Seçilmiş hükümetler devletin sadece bir parçasıdır; üstelik, seçimle geldiği için, uzun veya kısa dönemli de olsa, geçici bir parçasıdır. O parçanın bütünle ve bu gibi olaylarla ilgisi veya ilgisizliği birden fazla ihtimale işaret eder. Dolayısıyla, devlet derken ben bu katliamın mutlaka ‘AKP’li birileri’ tarafından planlanmış olduğunu kastetmiyorum. Doğrusu, bunu düşünmüyorum da. Öte yandan, bu katliamın siyasi sorumluluğunda en büyük payın, gerek yönettikleri kitlenin farklı kesimlerine bakışları, gerek son seçimden bu yana tuttukları yol sebebiyle, önce Cumhurbaşkanı Erdoğan’a, sonra da AKP’ye düştüğüne zerrece şüphem yok.

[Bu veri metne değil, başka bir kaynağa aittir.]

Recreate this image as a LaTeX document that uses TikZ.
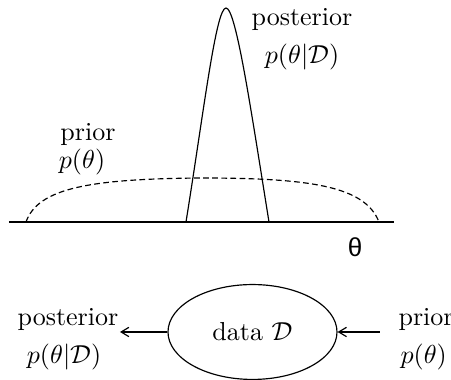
\documentclass[tikz,border=0pt]{standalone}
\usepackage{fontspec}
\newfontfamily\thetafont{Liberation Sans}
\usetikzlibrary{arrows.meta,shapes.geometric}
\begin{document}
\begin{tikzpicture}[x=0.3846pt,y=-0.3846pt,line width=0.45pt,
  lbl/.style={inner sep=0pt},
  tip/.style={-{Straight Barb[length=3pt,width=3.6pt,line width=0.45pt]}}]
\useasboundingbox (0,0) rectangle (451,380);
\clip (0,0) rectangle (451,380);
% axis
\coordinate (axL) at (9,222);
\coordinate (axR) at (394,222);
\draw (axL) -- (axR);
% prior (dashed)
\draw[dash pattern=on 2.2pt off 1.3pt] (26,222) .. controls (38,188) and (90,179) .. (200,178)
  .. controls (310,178) and (365,186) .. (379,222);
% posterior
\draw (186,222) .. controls (204,110) and (216,8) .. (226,8)
  .. controls (236,8) and (251,110) .. (269,222);
% labels top
\node[lbl] (postT) at (302,19) {posterior};
\node[lbl] (postTf) at (302,57) {$p(\theta|\mathcal{D})$};
\node[lbl] (priT) at (88,134) {prior};
\node[lbl] (priTf) at (82,162) {$p(\theta)$};
\node[lbl] (theta) at (355,247) {\thetafont θ};
% bottom
\node[draw,ellipse,minimum width=65pt,minimum height=36.5pt,inner sep=0pt] (data) at (252.5,332) {data $\mathcal{D}$};
\node[lbl] (postB) at (68,319) {posterior};
\node[lbl] (postBf) at (64,357) {$p(\theta|\mathcal{D})$};
\node[lbl,anchor=west] (priB) at (398,319) {prior};
\node[lbl,anchor=west] (priBf) at (400,357) {$p(\theta)$};
\coordinate (postEnd) at (120,332);
\coordinate (priStart) at (380,332);
\draw[tip] (data.west) -- (postEnd);
\draw[tip] (priStart) -- (data.east);
\end{tikzpicture}
\end{document}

Son olarak ulusal yas ilanıyla ilgili birkaç şey söylemek istiyorum. Yas ilanının millet katında bir anlamı ve karşılığı olduğunu düşünmüyorum. Nitekim, millî maçta verilen türden tepkiler bunu gösteriyor. Öte yandan, ulusal yas ilanının devletin yönetimi altındaki kitleye karşı duruşunu, kapsayıcılığını gösteren sembolik bir hareket olduğunu düşünüyor ve bu açıdan önemsiyorum. Zaten, AKP hükümetinin ulusal yasa askerleri, polisleri ve korucuları eklemesinin de tam olarak bununla ilgili olduğu kanaatindeyim. Bu kesimlerin yasa eklenmesi, AKP’nin ideolojik zihin haritasının ve takıntılarının bir sonucudur. Asker, polis aylardır ölüyor zaten. Onlar için yas ilan etmek için neden bu katliamı beklediniz? Bu katliam olmasaydı asker polis için yas ilan etmeyecektiniz demek ki. Sonuçta, ‘sadece solcular/dinsizler vs. için’ yas ilan etmeye hem elleri varmadığı için, hem de bunu tabanlarına açıklayamayacaklarını düşündüklerinden, asker ve polisi yasa, âdeta bir paso gibi dahil ettiler.